The next piece to building Greenwich Street is constructing an underpinning structure to support the No. 1 train, which runs through the site. The Port recently completed the design for the underpinning but the Metropolitan Transportation Authority needs to sign off on it and it is still reviewing the plans.

Outside of the Port, there appears to be increasing skepticism that the retail podium idea could be implemented easily.

McAdams, the Port spokesperson, said they are “developing contingencies” for retail construction designs.

But Seth Pinsky, a key Bloomberg official who sided with the Port three years ago during the last major W.T.C. impasse, said it would be difficult to design the podiums, assuming officials committed to leaving the store structures alone for enough years to attract desirable tenants.

“But even then, I think you’re going to find lower rents, and it’s an engineering challenge to develop something like that,” Pinsky, now president of the city’s Economic Development Corp., told Downtown Express. “It can’t be all upside for Larry Silverstein and all downside for the Port, but we also don’t want to see something that’s bad from the perspective of planning in Lower Manhattan.”

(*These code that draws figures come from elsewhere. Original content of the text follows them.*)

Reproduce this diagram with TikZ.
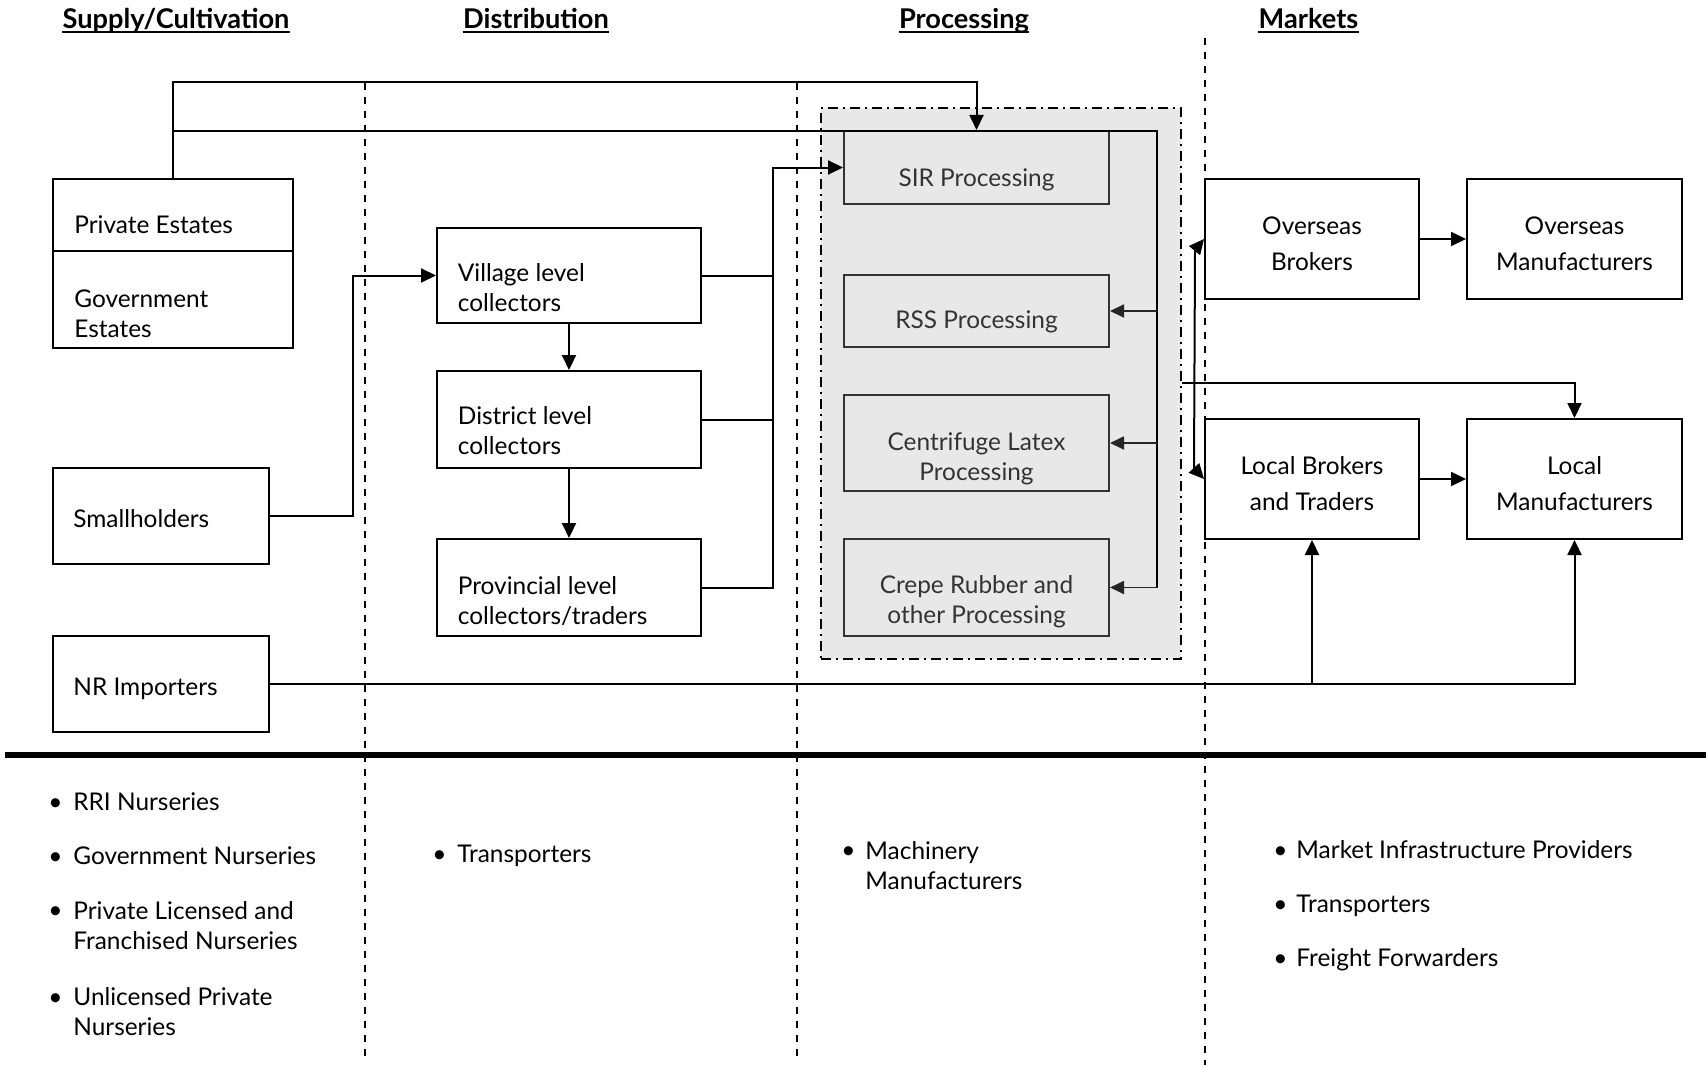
\documentclass[tikz,border=0pt]{standalone}
\usepackage{fontspec}
\setmainfont{Lato}
\usetikzlibrary{arrows.meta,fit,calc}
\begin{document}
\begin{tikzpicture}[x=0.5pt,y=-0.5pt,
  font=\fontsize{12.2}{15}\selectfont,
  box/.style={draw, line width=1pt, inner sep=0pt},
  pbox/.style={draw=black!80, line width=1pt, inner sep=0pt},
  txt/.style={inner sep=0pt, anchor=base west, align=left},
  ctxt/.style={inner sep=0pt, anchor=base, align=center},
  ptxt/.style={ctxt, text=black!80},
  rtxt/.style={ctxt, font=\fontsize{12.2}{18}\selectfont},
  hdr/.style={inner sep=0pt, anchor=base, font=\bfseries\fontsize{13.6}{15}\selectfont},
  conn/.style={line width=1pt},
  tip/.tip={Triangle[length=7.5pt,width=7pt]},
  arr/.style={conn, -tip},
  parr/.style={line width=0.9pt, draw=black!85, -{Triangle[length=7pt,width=6.5pt]}},
  vdash/.style={line width=0.8pt, dash pattern=on 3.5pt off 3.5pt},
  bul/.style={inner sep=0pt, anchor=base west}
]
\useasboundingbox (0,0) rectangle (1706,1065);
\fill[white] (0,0) rectangle (1706,1065);

% headers
\node[hdr] (h1) at (176,29) {Supply/Cultivation};
\node[hdr] (h2) at (536,29) {Distribution};
\node[hdr] (h3) at (964,29) {Processing};
\node[hdr] (h4) at (1308.5,29) {Markets};
\foreach \h in {h1,h2,h3,h4}
  \draw[line width=1pt] ($(\h.base west)+(0,3.5)$) -- ($(\h.base east)+(0,3.5)$);

% processing container
\node[draw, fill=black!9, line width=1.1pt, inner sep=0pt,
      dash pattern=on 5pt off 2.5pt on 1pt off 2.5pt,
      fit={(821,108)(1181,659)}] (proc) {};

% column separators
\draw[vdash] (365,83) -- (365,1056);
\draw[vdash] (797,83) -- (797,1056);
\draw[vdash] (1205,38) -- (1205,1065);
\draw[line width=3.3pt] (5,755) -- (1706,755);

% boxes
\node[box, fit={(53,179)(293,251)}] (pe) {};
\node[box, fit={(53,251)(293,348)}] (ge) {};
\node[box, fit={(53,468)(269,564)}] (sm) {};
\node[box, fit={(53,636)(269,732)}] (nr) {};
\node[box, fit={(437,228)(701,323)}] (vl) {};
\node[box, fit={(437,371)(701,468)}] (dl) {};
\node[box, fit={(437,539)(701,636)}] (pl) {};
\node[pbox, fit={(844,131)(1109,204)}] (sir) {};
\node[pbox, fit={(844,275)(1109,347)}] (rss) {};
\node[pbox, fit={(844,395)(1109,491)}] (cl) {};
\node[pbox, fit={(844,539)(1109,636)}] (cr) {};
\node[box, fit={(1205,179)(1419,299)}] (ob) {};
\node[box, fit={(1467,179)(1682,299)}] (om) {};
\node[box, fit={(1205,419)(1419,539)}] (lb) {};
\node[box, fit={(1467,419)(1682,539)}] (lm) {};

% box texts (multi-line nodes: base = last line)
\node[txt] (tpe) at (74,233) {Private Estates};
\node[txt] (tge) at (74,337) {Government\\Estates};
\node[txt] (tsm) at (73,527) {Smallholders};
\node[txt] (tnr) at (73,695) {NR Importers};
\node[txt] (tvl) at (457.5,311) {Village level\\collectors};
\node[txt] (tdl) at (457.5,454) {District level\\collectors};
\node[txt] (tpl) at (457.5,624) {Provincial level\\collectors/traders};
\node[ptxt] (tsir) at (976.5,186) {SIR Processing};
\node[ptxt] (trss) at (976.5,328) {RSS Processing};
\node[ptxt] (tcl) at (976.5,480) {Centrifuge Latex\\Processing};
\node[ptxt] (tcr) at (976.5,623) {Crepe Rubber and\\other Processing};
\node[rtxt] (tob) at (1312,270) {Overseas\\Brokers};
\node[rtxt] (tom) at (1574.5,270) {Overseas\\Manufacturers};
\node[rtxt] (tlb) at (1312,510) {Local Brokers\\and Traders};
\node[rtxt] (tlm) at (1574.5,510) {Local\\Manufacturers};

% connectors
\coordinate (bus) at (1157,131);
\coordinate (j1) at (353,0);
\coordinate (j2) at (773,0);
\coordinate (j3) at (0,383);
\draw[arr] (pe.north) -- ++(0,-96) -| (sir.north);
\draw[conn] (pe.north |- bus) -- (bus) -- (bus |- cr.east);
\draw[parr] (bus |- rss.east) -- (rss.east);
\draw[parr] (bus |- cl.east) -- (cl.east);
\draw[parr] (bus |- cr.east) -- (cr.east);

\draw[arr] (sm.east) -- (sm.east -| j1) |- (vl.west);
\draw[arr] (vl.south) -- (dl.north);
\draw[arr] (dl.south) -- (pl.north);
\draw[conn] (vl.east) -- (vl.east -| j2);
\draw[conn] (dl.east) -- (dl.east -| j2);
\draw[arr] (pl.east) -| (j2 |- sir.west) -- (sir.west);

\draw[arr] (proc.east |- j3) -| (lm.north);
\draw[conn, tip-tip] (ob.west) -- (1195,250) -- (1194,468) -- (lb.west);
\draw[arr] (ob.east) -- (om.west);
\draw[arr] (lb.east) -- (lm.west);
\draw[arr] (nr.east) -| (lm.south);
\draw[arr] (nr.east -| lb.south) -- (lb.south);

% bottom lists
\node[bul] (b1) at (48,810) {•};
\node[txt] (l1) at (73,810) {RRI Nurseries};
\node[bul] (b2) at (48,864) {•};
\node[txt] (l2) at (73,864) {Government Nurseries};
\node[bul] (b3) at (48,918) {•};
\node[txt] (l3) at (73,949) {Private Licensed and\\Franchised Nurseries};
\node[bul] (b4) at (48,1005) {•};
\node[txt] (l4) at (73,1035) {Unlicensed Private\\Nurseries};

\node[bul] (b5) at (432,862) {•};
\node[txt] (l5) at (457,862) {Transporters};

\node[bul] (b6) at (841,858) {•};
\node[txt] (l6) at (865,889) {Machinery\\Manufacturers};

\node[bul] (b7) at (1273,858) {•};
\node[txt] (l7) at (1296,858) {Market Infrastructure Providers};
\node[bul] (b8) at (1273,912) {•};
\node[txt] (l8) at (1296,912) {Transporters};
\node[bul] (b9) at (1273,966) {•};
\node[txt] (l9) at (1296,966) {Freight Forwarders};
\end{tikzpicture}
\end{document}
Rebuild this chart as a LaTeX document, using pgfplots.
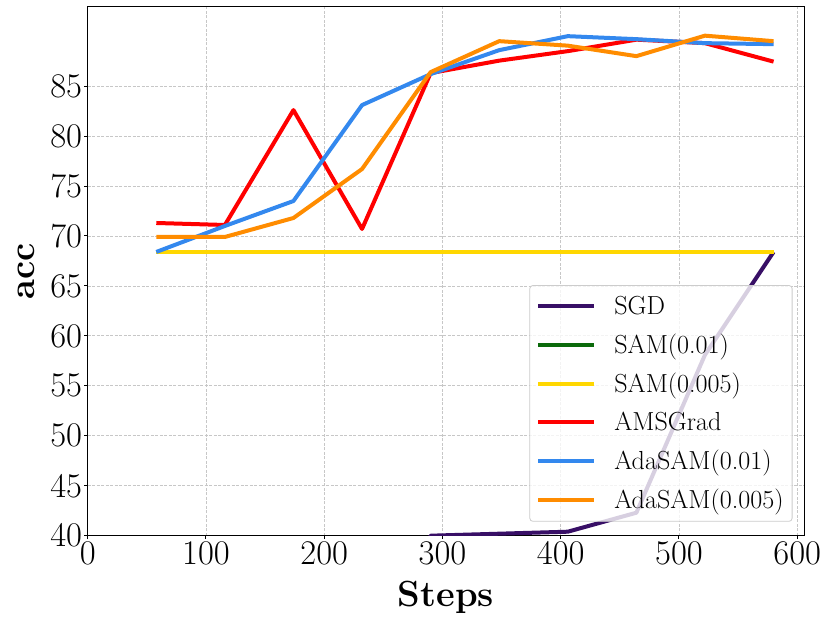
\documentclass[border=0pt]{standalone}
\usepackage{pgfplots}
\pgfplotsset{compat=1.18}
\definecolor{sgdc}{HTML}{380F66}
\definecolor{samA}{HTML}{0B6A0B}
\definecolor{samB}{HTML}{FFD700}
\definecolor{amsc}{HTML}{FF0000}
\definecolor{adaA}{HTML}{3388EE}
\definecolor{adaB}{HTML}{FF8C00}
\begin{document}
\begin{tikzpicture}
\useasboundingbox (-87.7bp,-86.3bp) rectangle (743.3bp,535.7bp);
\begin{axis}[
  at={(0,0)}, anchor=south west,
  scale only axis, width=716.6bp, height=529.2bp,
  xmin=0, xmax=606, ymin=40, ymax=92.97,
  xtick={0,100,...,600}, ytick={40,45,...,85},
  tick align=outside, xtick pos=bottom, ytick pos=left,
  major tick length=3.5bp,
  grid=major,
  major grid style={color=black!22, line width=0.8bp, dash pattern=on 3bp off 1.5bp},
  axis line style={line width=1bp, black},
  tick style={black, line width=1bp},
  /pgf/number format/assume math mode=true,
  ticklabel style={font=\fontsize{34.7}{40}\selectfont},
  xticklabel style={inner sep=2bp},
  yticklabel style={inner sep=2bp},
  xlabel={\textbf{Steps}}, ylabel={\textbf{acc}},
  label style={font=\fontsize{36.5}{42}\selectfont},
  xlabel style={at={(axis description cs:0.5,-0.1342)}, anchor=base},
  ylabel style={at={(axis description cs:-0.07354,0.5)}, anchor=base},
  legend style={at={(axis description cs:0.98354,0.02646)}, anchor=south east,
    draw=black!20, line width=0.8bp, fill=white, fill opacity=0.8, text opacity=1,
    rounded corners=3bp, font=\fontsize{26.2}{31}\selectfont,
    inner xsep=6.5bp, inner ysep=9bp, row sep=14bp,
    /tikz/every odd column/.append style={column sep=16bp}},
  legend cell align=left,
  legend image code/.code={\draw[#1] (0bp,0bp) -- (56bp,0bp);},
  every axis plot/.append style={line width=4bp, line join=round},
]
\addplot[sgdc] coordinates {(58,10) (116,10) (174,10) (232,20) (290,40.0) (348,40.2) (406,40.4) (464,42.3) (522,58.1) (580,68.4)};
\addlegendentry{SGD}
\addplot[samA] coordinates {(58,68.4) (116,68.4) (174,68.4) (232,68.4) (290,68.4) (348,68.4) (406,68.4) (464,68.4) (522,68.4) (580,68.4)};
\addlegendentry{SAM(0.01)}
\addplot[samB] coordinates {(58,68.4) (116,68.4) (174,68.4) (232,68.4) (290,68.4) (348,68.4) (406,68.4) (464,68.4) (522,68.4) (580,68.4)};
\addlegendentry{SAM(0.005)}
\addplot[amsc] coordinates {(58,71.3) (116,71.1) (174,82.6) (232,70.7) (290,86.3) (348,87.55) (406,88.5) (464,89.65) (522,89.3) (580,87.45)};
\addlegendentry{AMSGrad}
\addplot[adaA] coordinates {(58,68.4) (116,71.0) (174,73.5) (232,83.1) (290,86.2) (348,88.6) (406,90.0) (464,89.7) (522,89.3) (580,89.2)};
\addlegendentry{AdaSAM(0.01)}
\addplot[adaB] coordinates {(58,69.9) (116,69.9) (174,71.8) (232,76.7) (290,86.4) (348,89.5) (406,89.05) (464,88.0) (522,90.05) (580,89.5)};
\addlegendentry{AdaSAM(0.005)}
\end{axis}
\end{tikzpicture}
\end{document}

Pinsky prepared a 2006 report for the mayor outlining the financial problems Silverstein would have trying to rebuild five towers at roughly the same time. The problems led to the Port and Silverstein renegotiating their 99-year lease for the W.T.C. Under the 2006 agreement, Silverstein relinquished control of the least viable towers, the Freedom Tower (now called One W.T.C.) and Tower 5. Silverstein also agreed to transfer a proportional amount of his insurance money and tax-free Liberty Bonds to the Port so it could build two of the towers.

The city and the Port committed to leasing 600,000 square feet each in Tower 4. One factor that may be troubling the P.A. is that at the same time Silverstein is asking the Port to take on more risk, he is also not willing to exercise his lease option with the city because he is expecting to get tenants to pay a lot more than the $59 per square foot rent he agreed to three years ago.

Many civic groups and local residents following the recent developments have expressed wariness for using public money to support a private developer, which could tip the seesaw a little more the Port’s way.

With little if any negotiations over the last two weeks, there is no expectation that a final deal could be reached in a meeting scheduled to last only an hour. The best that could be hoped for Thursday is a framework in which negotiations can proceed, two of the parties to the summit said.

And with Bloomberg and Silver allied and with their support among their respective constituencies high, they should be able to get the seesaw to balance close to where they want it — a commitment to build Towers 2 and 4 as Silverstein wants, but with the developer putting more at risk. Paterson and Corzine may be able to ease the Port’s risk more than the mayor and Silver would want, but they’ll be hard-pressed to put Tower 2 on hold if that’s their plan.